And why have we done this? Votes. We in the US and most of the Western world nowadays only focus on short-term problems, because we somehow think it is in our best interest to do so. We focus on “communist China’s” inherent flaws without giving them extreme credit for bucking this harmful trend and focusing on what really matters decades into the future. With China’s demographic collapse and cult-of-personality quasi-communist government, the fact they’re still here and prospering says a lot. And these types of long-term decisions have played a major part. It is in their culture. It is not in ours. And if you so dare have us go backwards even a little bit, so we can eventually move forwards — here come the pitchforks. “You can’t take us into a recession, I have CHILDREN for chrissakes!!” This is where democracies can really work against you at times.

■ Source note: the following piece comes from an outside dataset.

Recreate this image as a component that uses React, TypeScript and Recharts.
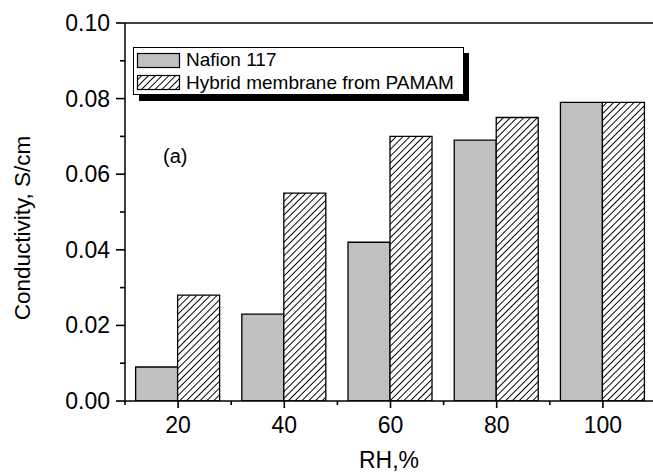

And this is where the Trump administration comes in. They are (legally, mostly) coming in and saying “we are not taking this to a vote, we are doing what is necessary”. A bit scary if you think about it, but I will agree it’s necessary. And in the best interest of themselves, they need to get this recessions started now so we can be in the recovery phase by midterm elections in November of 2026. It’s pretty obvious.
If it’s still not obvious to you, let me go further than just stating my own opinions over and over. Fed Chairman Powell has stated publicly he is not aligned with the Trump administration. Powell has the power to raise and lower interest rates. There is little reason to drop interest rates if the market appears healthy and its numbers are not falling. Powell has dropped rates, only once, and he did it in a rising market. This was done right before the 2024 election, there was no real reason for it, and this is why I have always suspected him of working for the swamp behind the scenes. But apart from this, you would only drop rates to get ahead of impending doom in the markets so the recovery can begin sooner as opposed to later.
Don’t believe me? If you don’t, history would not be on your side I’m afraid. In the chart below, you have a history of where interest rates have been in the US. Ever since 1980, which was a wild time in our financial history where very little made sense, things got really really predictable.
If you had a rise in rates, followed by a flattening, followed by a cutting cycle — a recession was soon to follow. On the chart, recessionary periods are shaded in gray. Have a look.
Every. Single. Time.
When people see this chart, they think it’s the cutting of rates which spurns on a recession. It’s actually not. This would be counter-intuitive. You drop rates to allow more lending, which brings more money into the economy — not the other way around.
What actually creates recessions is the RISE in rates that happened before the lowering. But this phenomenon doesn’t happen overnight. It takes time. There’s a lag effect. How long this lag effect takes is undetermined, but judging by the above chart, we are right on schedule aren’t we?
Powell should, in good conscience, continue to lower rates once the market is officially in mid-term “down mode”, but he has to be convinced we’re actually there first. So if rates are going to drop (which this current administration has all but BEGGED for don’t forget), he has to see “number go down”, consistently.
Before going any further, here is video proof of what I’m talking about. I found the shortest video I could for your viewing pleasure. The first one is of Trump wanting lower rates.
And I apologize for not being able to find the next clip, but it was Trump (or Vance I don’t 100% recall) in a recent interview saying how China makes decisions 100 years in advance, while the US makes decisions for next quarter. This was really the smoking gun, and I just can’t frickin find it. But it was absolutely said, without any ambiguity.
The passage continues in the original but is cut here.